- [WHAT IS NEEDED] Nothing should be output except the lines from the one containing "Write the Apache ECharts code for this chart." through the one containing "var rightMax = 2750.3;", both ends included, each repeated exactly.

- [DATA SUPPLIED]
-- begin --

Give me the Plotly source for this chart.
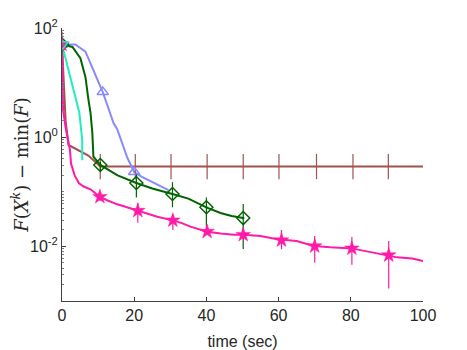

-- end --
-- begin --

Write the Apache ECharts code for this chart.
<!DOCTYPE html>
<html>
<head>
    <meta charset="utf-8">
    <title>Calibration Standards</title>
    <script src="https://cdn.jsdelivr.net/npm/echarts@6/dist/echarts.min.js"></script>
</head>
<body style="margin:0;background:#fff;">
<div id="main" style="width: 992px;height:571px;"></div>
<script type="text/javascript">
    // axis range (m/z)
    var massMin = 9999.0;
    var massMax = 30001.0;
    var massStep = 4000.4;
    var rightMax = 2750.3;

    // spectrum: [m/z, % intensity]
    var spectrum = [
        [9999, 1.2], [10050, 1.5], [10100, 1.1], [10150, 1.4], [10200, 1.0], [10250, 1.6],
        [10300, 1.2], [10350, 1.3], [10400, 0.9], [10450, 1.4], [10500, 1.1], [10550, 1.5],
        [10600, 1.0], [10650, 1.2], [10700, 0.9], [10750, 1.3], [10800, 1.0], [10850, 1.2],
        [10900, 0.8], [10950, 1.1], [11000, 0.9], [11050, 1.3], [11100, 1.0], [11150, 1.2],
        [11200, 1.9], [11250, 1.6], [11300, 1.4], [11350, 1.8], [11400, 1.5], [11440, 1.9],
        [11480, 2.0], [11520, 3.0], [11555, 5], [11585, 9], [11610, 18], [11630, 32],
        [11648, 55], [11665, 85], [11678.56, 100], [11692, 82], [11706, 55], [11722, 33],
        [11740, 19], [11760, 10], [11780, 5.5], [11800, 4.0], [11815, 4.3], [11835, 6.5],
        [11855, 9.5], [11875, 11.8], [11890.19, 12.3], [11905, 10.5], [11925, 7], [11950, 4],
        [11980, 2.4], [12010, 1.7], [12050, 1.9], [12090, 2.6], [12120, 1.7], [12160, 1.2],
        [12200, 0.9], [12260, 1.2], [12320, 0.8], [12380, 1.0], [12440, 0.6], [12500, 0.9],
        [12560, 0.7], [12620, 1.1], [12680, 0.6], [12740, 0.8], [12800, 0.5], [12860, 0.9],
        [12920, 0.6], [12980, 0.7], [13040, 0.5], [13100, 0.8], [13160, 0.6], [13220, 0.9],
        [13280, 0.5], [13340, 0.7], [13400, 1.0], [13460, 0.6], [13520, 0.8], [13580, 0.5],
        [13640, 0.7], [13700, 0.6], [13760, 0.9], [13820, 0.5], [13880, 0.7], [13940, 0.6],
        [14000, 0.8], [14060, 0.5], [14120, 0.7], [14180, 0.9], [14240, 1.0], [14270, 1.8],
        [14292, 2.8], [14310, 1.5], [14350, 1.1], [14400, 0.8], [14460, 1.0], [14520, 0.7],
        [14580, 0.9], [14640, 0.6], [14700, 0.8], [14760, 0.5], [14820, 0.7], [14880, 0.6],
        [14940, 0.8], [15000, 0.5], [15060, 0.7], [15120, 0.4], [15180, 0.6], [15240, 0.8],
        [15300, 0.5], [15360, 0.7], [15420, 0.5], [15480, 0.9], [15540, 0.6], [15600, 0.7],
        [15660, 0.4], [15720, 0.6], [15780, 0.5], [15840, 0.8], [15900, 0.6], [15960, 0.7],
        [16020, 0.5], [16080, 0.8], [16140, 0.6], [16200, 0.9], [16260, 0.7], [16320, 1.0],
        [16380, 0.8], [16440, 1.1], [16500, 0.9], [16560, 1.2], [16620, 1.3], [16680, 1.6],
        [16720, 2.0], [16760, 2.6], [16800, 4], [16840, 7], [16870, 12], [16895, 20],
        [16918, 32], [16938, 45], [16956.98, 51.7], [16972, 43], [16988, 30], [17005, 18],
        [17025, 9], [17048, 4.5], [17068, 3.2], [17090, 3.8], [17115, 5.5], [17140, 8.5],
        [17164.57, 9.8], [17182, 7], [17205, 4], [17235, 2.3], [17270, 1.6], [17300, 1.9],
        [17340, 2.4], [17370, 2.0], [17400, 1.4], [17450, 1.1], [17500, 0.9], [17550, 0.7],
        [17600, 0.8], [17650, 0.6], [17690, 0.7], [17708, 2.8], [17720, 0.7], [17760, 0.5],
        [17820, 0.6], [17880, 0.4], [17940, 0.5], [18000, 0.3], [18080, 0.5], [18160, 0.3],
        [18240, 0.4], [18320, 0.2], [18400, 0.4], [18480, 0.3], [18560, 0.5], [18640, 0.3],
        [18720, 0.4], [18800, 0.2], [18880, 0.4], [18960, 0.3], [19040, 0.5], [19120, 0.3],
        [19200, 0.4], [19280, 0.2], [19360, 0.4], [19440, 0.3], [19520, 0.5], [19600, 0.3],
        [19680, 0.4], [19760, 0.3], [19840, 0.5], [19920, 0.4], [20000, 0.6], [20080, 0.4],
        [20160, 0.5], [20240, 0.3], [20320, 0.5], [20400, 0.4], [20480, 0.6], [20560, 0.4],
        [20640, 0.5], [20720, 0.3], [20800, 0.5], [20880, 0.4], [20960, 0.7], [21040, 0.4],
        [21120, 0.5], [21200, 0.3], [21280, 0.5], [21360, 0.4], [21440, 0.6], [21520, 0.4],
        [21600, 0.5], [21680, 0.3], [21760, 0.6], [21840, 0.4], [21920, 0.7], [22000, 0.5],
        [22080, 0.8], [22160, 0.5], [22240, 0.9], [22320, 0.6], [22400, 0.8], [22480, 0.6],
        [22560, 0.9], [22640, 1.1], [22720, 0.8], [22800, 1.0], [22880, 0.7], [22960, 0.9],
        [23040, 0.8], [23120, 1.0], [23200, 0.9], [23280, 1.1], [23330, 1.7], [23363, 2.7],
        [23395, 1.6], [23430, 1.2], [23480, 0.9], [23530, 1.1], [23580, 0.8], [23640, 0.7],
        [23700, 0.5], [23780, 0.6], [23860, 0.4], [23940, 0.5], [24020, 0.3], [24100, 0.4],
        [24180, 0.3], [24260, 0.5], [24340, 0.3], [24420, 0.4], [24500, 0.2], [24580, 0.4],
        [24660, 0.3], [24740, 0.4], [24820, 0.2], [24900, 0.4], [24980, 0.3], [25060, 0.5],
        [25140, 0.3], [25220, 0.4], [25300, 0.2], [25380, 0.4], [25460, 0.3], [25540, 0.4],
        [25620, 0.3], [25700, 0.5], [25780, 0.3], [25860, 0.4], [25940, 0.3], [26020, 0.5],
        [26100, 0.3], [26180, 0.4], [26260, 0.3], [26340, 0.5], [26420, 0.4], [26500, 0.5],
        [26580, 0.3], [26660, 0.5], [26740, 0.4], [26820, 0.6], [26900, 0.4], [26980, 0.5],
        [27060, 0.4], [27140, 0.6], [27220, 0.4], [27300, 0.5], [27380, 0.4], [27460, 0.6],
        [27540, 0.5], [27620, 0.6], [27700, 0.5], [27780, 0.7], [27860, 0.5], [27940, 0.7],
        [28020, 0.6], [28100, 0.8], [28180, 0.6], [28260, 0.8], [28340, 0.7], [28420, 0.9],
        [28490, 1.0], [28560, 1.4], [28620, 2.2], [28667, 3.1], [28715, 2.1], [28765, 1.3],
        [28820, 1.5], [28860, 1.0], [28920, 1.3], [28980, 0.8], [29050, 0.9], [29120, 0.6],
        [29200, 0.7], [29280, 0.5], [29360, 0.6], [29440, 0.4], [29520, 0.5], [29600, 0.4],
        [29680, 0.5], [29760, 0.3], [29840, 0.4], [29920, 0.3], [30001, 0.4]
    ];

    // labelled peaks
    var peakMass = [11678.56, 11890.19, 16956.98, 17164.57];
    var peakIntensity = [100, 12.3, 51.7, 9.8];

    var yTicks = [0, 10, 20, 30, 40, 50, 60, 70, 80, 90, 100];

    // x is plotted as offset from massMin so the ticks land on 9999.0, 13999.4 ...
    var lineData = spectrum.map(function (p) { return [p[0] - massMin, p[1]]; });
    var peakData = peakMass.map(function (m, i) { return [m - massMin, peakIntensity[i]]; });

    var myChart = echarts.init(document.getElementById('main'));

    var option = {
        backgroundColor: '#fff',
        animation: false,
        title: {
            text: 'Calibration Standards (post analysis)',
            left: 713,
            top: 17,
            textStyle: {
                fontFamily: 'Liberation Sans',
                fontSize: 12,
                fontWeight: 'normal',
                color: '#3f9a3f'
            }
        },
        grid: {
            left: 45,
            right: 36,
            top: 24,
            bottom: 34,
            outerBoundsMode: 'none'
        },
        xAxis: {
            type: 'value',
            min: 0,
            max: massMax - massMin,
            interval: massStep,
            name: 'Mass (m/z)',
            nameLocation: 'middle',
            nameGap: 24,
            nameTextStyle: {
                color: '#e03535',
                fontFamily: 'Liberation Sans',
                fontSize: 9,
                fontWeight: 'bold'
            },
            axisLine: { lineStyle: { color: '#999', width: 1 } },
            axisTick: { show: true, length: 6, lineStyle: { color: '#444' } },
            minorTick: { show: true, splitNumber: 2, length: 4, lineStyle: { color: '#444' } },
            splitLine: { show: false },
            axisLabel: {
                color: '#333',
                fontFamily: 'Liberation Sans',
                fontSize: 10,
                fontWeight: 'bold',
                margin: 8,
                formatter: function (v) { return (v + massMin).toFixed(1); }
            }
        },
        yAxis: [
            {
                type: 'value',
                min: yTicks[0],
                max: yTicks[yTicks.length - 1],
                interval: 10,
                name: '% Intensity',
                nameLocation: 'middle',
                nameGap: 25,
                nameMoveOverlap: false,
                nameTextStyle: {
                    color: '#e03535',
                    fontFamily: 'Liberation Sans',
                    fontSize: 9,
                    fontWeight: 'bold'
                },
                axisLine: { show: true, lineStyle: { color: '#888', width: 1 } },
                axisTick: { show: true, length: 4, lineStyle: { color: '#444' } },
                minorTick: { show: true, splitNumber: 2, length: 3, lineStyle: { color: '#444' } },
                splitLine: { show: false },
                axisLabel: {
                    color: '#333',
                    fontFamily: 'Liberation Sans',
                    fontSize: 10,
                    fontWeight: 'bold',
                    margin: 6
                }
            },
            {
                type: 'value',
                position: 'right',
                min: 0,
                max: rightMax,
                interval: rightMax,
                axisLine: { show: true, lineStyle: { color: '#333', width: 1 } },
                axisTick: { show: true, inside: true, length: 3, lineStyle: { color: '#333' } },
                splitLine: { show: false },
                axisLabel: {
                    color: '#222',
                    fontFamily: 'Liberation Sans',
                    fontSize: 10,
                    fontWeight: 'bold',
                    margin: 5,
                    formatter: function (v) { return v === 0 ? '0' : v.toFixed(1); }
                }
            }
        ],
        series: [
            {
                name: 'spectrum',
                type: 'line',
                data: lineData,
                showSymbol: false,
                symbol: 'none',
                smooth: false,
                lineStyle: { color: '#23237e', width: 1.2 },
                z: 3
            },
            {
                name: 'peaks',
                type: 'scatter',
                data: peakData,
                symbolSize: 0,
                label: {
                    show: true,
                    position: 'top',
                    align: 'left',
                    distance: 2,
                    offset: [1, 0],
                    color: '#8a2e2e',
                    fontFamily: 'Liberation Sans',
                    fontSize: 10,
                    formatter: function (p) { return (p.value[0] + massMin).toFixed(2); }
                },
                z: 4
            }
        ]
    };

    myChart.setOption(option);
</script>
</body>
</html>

-- end --
-- begin --

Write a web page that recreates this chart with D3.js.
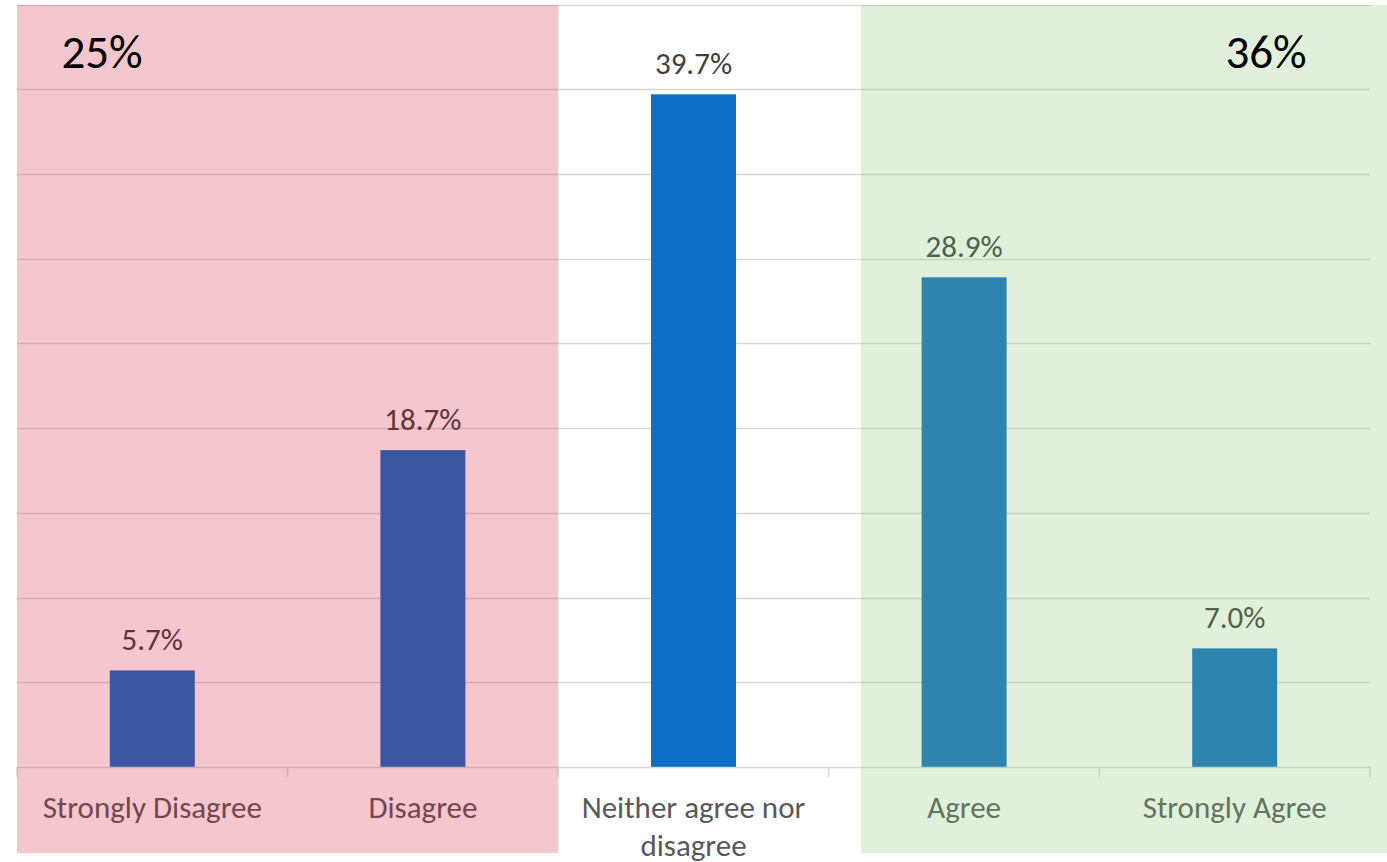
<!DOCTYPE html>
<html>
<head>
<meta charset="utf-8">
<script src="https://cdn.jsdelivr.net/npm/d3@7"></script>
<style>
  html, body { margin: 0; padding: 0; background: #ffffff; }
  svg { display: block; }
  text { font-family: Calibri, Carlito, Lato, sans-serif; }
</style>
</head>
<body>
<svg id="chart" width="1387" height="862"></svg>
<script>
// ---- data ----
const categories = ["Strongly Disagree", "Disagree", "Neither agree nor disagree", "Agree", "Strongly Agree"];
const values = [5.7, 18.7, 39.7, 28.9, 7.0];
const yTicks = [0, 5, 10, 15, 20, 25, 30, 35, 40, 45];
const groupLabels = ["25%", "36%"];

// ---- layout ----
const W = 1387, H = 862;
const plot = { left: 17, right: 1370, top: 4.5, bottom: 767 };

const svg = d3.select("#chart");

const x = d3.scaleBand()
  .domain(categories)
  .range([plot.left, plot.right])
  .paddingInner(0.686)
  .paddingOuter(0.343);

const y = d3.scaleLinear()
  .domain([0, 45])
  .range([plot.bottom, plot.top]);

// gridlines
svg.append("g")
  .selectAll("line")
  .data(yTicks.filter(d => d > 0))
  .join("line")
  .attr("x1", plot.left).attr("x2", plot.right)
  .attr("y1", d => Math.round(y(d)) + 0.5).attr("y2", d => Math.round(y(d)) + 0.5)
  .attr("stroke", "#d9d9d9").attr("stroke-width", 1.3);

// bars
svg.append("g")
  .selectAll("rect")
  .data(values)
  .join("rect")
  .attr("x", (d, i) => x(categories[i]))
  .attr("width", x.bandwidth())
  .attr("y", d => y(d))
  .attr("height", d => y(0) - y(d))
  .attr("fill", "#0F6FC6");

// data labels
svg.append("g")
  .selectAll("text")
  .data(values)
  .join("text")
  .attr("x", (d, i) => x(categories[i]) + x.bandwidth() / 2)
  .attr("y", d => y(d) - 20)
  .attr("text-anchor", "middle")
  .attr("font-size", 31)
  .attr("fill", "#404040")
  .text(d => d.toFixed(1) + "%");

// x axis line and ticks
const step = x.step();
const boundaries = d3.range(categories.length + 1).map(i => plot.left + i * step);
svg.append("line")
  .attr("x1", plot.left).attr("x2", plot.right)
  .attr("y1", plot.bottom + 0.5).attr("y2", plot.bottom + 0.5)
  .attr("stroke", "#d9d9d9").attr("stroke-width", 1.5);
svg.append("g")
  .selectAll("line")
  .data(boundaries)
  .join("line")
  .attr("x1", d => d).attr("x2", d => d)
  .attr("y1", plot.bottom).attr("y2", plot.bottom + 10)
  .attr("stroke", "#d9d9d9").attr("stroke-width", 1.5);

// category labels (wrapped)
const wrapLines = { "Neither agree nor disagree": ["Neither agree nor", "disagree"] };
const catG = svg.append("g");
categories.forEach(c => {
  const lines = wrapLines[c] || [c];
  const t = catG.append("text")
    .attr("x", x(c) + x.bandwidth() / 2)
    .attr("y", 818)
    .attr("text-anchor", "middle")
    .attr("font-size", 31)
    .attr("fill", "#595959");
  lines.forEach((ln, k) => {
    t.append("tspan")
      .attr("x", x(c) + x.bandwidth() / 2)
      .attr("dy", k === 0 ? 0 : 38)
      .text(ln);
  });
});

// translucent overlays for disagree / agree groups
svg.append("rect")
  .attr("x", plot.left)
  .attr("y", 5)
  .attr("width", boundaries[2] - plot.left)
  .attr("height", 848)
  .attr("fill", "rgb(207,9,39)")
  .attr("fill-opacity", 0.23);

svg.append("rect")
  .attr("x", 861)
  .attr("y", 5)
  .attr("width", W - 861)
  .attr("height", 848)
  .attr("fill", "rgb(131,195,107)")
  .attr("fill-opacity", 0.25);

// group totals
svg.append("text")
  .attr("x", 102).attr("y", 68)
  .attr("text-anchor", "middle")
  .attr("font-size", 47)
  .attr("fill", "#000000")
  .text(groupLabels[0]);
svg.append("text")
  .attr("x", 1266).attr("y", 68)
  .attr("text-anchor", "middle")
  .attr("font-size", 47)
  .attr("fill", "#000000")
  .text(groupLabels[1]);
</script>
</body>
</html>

-- end --

- [RESPONSE TO THIS EXERCISE]
Write the Apache ECharts code for this chart.
<!DOCTYPE html>
<html>
<head>
    <meta charset="utf-8">
    <title>Calibration Standards</title>
    <script src="https://cdn.jsdelivr.net/npm/echarts@6/dist/echarts.min.js"></script>
</head>
<body style="margin:0;background:#fff;">
<div id="main" style="width: 992px;height:571px;"></div>
<script type="text/javascript">
    // axis range (m/z)
    var massMin = 9999.0;
    var massMax = 30001.0;
    var massStep = 4000.4;
    var rightMax = 2750.3;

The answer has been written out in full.